## YOUR INSTRUCTIONS
Using the listing below, please print exactly the lines from the one with "Write the Chart.js code for this chart." through the one with "7, 8, 9, 10];". Leave out every picture.

----- DATASET EXCERPTS

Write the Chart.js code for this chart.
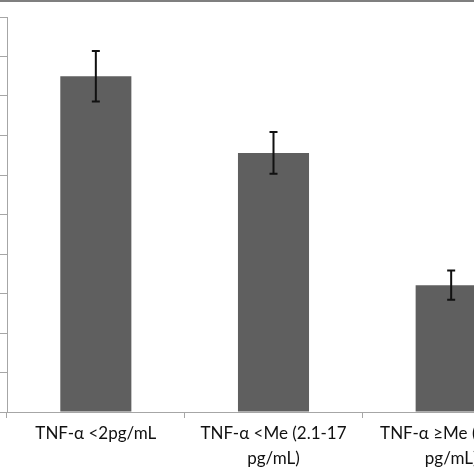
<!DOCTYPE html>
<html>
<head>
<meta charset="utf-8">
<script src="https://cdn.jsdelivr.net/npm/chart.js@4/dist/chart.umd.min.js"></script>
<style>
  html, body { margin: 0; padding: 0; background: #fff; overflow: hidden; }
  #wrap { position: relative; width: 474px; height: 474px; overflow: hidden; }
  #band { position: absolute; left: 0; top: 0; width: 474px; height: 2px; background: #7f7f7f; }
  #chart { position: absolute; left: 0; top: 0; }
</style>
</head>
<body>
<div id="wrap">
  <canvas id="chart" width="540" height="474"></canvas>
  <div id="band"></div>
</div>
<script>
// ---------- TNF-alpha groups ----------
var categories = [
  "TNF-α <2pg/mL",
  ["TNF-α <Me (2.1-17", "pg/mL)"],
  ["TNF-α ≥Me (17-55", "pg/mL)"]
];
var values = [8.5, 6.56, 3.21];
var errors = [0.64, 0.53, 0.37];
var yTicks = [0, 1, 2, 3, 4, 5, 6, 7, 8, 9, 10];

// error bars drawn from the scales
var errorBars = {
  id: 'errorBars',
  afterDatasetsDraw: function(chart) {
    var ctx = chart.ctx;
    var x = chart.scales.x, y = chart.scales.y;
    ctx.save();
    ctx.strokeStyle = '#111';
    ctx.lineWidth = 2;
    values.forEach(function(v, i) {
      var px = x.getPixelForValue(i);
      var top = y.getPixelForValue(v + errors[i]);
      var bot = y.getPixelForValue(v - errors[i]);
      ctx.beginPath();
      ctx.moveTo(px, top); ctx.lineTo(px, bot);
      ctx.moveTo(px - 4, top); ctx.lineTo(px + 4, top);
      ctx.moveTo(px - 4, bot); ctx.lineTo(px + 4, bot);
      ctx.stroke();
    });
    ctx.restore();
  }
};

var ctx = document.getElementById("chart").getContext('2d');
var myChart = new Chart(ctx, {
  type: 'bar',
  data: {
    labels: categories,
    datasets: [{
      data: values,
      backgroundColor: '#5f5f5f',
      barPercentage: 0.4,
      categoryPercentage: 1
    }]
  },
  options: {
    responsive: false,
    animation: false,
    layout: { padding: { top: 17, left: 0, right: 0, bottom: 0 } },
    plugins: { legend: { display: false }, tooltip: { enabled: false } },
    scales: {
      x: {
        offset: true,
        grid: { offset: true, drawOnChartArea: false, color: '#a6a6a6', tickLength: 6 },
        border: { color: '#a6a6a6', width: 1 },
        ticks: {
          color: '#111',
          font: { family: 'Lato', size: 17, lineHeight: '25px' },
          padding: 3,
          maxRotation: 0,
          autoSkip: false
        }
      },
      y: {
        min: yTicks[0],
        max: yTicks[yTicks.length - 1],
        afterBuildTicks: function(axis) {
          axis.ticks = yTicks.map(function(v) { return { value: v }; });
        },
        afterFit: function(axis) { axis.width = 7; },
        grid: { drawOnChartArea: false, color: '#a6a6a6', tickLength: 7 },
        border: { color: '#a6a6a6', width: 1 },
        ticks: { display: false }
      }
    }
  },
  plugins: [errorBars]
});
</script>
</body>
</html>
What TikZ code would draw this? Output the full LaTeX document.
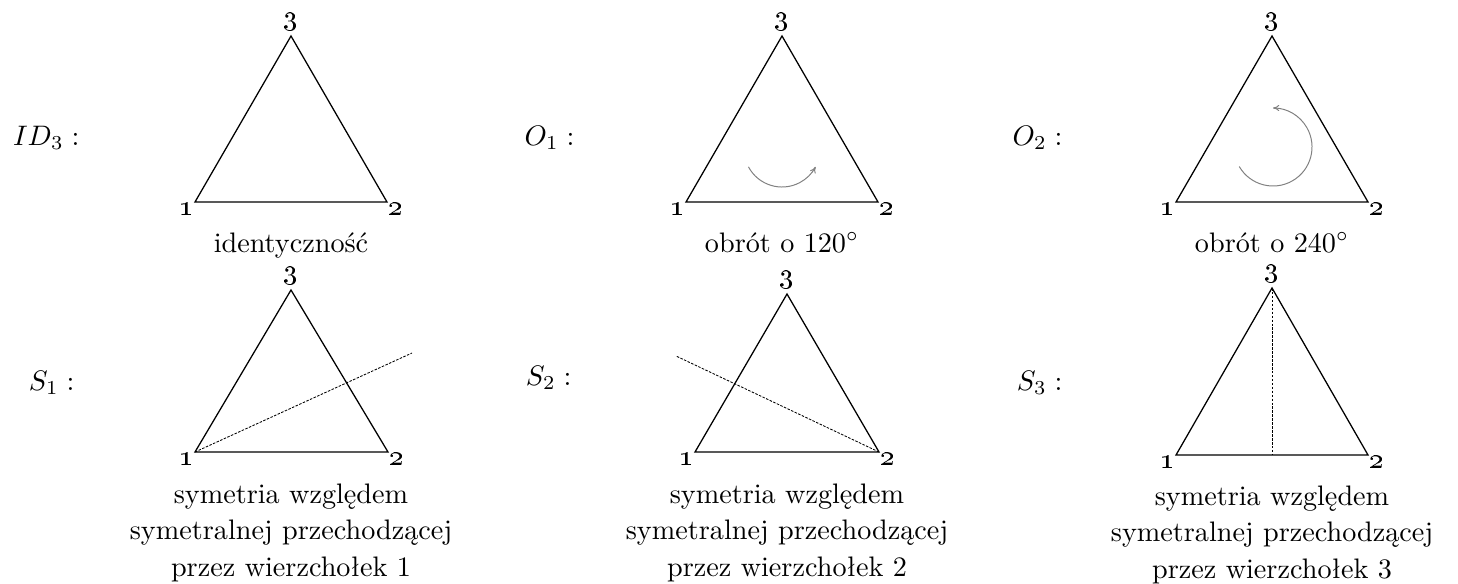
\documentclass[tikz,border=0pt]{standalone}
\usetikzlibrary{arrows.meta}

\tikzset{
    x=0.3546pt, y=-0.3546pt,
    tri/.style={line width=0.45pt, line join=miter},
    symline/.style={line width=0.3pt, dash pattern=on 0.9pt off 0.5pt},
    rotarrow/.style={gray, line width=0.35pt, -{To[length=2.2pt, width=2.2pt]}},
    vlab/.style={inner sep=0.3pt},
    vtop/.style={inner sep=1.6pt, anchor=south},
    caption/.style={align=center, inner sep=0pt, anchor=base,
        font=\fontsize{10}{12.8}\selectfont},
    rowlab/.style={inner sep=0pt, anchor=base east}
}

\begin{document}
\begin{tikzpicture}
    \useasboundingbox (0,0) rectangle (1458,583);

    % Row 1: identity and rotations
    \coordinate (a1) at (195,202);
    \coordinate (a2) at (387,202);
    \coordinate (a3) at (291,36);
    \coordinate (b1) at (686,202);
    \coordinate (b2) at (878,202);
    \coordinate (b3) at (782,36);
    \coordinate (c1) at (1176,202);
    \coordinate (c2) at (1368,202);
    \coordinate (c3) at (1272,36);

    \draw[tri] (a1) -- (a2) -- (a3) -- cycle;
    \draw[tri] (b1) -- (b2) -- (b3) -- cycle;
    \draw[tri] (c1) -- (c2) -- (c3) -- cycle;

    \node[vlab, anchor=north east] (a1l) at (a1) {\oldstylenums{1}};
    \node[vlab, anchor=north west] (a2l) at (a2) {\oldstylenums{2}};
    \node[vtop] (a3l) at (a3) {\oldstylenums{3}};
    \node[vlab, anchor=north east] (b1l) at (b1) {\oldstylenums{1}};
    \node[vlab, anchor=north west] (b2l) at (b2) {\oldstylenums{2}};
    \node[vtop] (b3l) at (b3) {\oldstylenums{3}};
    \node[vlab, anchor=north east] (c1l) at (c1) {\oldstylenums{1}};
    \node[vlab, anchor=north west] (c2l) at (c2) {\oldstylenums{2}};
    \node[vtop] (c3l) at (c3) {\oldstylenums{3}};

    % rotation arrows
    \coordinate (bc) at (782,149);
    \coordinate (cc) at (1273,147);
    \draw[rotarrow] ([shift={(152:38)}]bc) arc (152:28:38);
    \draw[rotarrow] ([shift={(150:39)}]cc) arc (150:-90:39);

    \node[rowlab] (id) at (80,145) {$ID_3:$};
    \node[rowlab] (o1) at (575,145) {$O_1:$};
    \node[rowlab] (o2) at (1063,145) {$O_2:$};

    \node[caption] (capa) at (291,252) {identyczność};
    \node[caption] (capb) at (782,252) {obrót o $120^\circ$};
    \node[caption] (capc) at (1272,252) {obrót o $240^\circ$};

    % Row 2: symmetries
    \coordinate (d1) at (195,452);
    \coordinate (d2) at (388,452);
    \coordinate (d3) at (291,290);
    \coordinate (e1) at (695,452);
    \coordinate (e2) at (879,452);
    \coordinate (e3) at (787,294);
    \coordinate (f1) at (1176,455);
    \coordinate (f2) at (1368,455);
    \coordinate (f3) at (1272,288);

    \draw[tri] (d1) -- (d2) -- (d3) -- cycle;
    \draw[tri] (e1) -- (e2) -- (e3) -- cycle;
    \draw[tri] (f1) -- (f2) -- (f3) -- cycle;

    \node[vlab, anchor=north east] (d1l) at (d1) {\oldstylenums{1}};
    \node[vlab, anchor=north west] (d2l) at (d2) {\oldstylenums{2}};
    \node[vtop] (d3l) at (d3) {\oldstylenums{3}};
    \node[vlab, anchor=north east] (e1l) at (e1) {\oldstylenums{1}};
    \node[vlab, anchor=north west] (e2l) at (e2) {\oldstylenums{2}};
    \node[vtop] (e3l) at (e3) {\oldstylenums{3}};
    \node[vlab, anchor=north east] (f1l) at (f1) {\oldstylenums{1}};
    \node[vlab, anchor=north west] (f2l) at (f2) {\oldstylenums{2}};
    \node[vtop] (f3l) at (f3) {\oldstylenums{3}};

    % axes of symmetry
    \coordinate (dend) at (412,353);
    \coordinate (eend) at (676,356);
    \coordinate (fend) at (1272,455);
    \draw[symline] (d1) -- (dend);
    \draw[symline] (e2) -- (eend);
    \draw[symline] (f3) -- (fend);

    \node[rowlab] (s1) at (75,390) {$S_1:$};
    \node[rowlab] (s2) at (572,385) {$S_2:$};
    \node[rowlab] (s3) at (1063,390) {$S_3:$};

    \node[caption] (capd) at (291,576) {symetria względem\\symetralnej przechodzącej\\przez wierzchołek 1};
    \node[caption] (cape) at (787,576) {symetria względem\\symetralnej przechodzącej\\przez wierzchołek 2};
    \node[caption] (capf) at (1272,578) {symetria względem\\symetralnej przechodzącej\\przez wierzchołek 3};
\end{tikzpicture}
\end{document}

----------
----- DATASET EXCERPTS

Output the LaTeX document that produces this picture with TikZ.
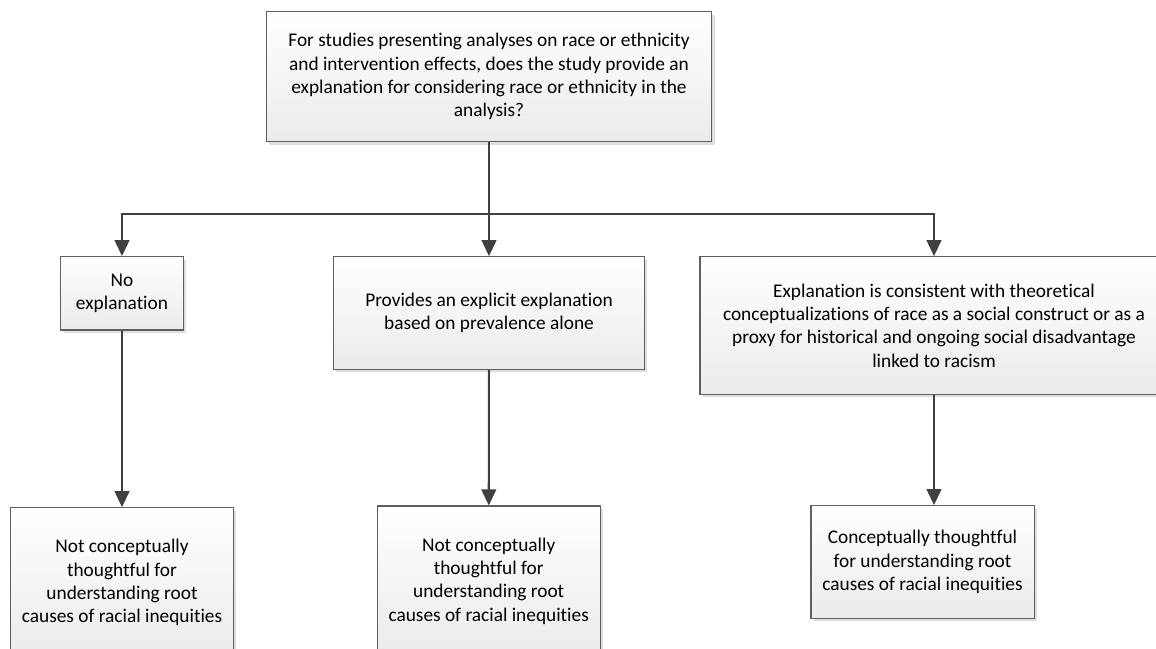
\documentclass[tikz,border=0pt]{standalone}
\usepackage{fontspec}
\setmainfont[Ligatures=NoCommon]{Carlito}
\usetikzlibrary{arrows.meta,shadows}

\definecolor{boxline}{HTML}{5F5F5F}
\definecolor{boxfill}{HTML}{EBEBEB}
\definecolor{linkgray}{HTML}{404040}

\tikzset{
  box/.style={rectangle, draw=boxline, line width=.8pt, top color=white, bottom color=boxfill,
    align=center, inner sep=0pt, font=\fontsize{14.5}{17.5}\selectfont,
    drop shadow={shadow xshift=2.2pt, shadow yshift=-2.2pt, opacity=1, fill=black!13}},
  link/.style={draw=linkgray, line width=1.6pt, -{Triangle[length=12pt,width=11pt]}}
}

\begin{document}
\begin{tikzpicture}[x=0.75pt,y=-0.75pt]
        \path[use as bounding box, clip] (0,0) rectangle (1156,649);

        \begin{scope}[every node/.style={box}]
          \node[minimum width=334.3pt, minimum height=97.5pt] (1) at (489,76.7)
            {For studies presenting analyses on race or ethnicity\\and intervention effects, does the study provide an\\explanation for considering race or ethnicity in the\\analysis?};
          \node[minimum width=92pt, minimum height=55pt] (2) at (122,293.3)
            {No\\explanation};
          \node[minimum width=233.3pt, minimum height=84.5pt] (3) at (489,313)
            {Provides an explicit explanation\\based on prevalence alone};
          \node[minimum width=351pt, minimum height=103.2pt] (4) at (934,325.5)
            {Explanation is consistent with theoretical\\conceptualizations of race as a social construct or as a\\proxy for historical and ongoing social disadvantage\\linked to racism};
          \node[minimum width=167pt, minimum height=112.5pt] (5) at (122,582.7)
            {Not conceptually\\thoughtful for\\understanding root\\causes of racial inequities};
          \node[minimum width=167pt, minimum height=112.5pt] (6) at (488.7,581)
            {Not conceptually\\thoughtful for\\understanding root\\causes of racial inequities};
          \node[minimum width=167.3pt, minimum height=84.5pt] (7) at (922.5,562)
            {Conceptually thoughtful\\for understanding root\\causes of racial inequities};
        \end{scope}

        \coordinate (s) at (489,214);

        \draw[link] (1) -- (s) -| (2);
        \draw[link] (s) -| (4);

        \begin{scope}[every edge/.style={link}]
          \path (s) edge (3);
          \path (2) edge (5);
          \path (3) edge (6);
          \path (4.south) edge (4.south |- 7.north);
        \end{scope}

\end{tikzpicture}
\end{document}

----------

## SOLUTION TO THIS TASK
Write the Chart.js code for this chart.
<!DOCTYPE html>
<html>
<head>
<meta charset="utf-8">
<script src="https://cdn.jsdelivr.net/npm/chart.js@4/dist/chart.umd.min.js"></script>
<style>
  html, body { margin: 0; padding: 0; background: #fff; overflow: hidden; }
  #wrap { position: relative; width: 474px; height: 474px; overflow: hidden; }
  #band { position: absolute; left: 0; top: 0; width: 474px; height: 2px; background: #7f7f7f; }
  #chart { position: absolute; left: 0; top: 0; }
</style>
</head>
<body>
<div id="wrap">
  <canvas id="chart" width="540" height="474"></canvas>
  <div id="band"></div>
</div>
<script>
// ---------- TNF-alpha groups ----------
var categories = [
  "TNF-α <2pg/mL",
  ["TNF-α <Me (2.1-17", "pg/mL)"],
  ["TNF-α ≥Me (17-55", "pg/mL)"]
];
var values = [8.5, 6.56, 3.21];
var errors = [0.64, 0.53, 0.37];
var yTicks = [0, 1, 2, 3, 4, 5, 6, 7, 8, 9, 10];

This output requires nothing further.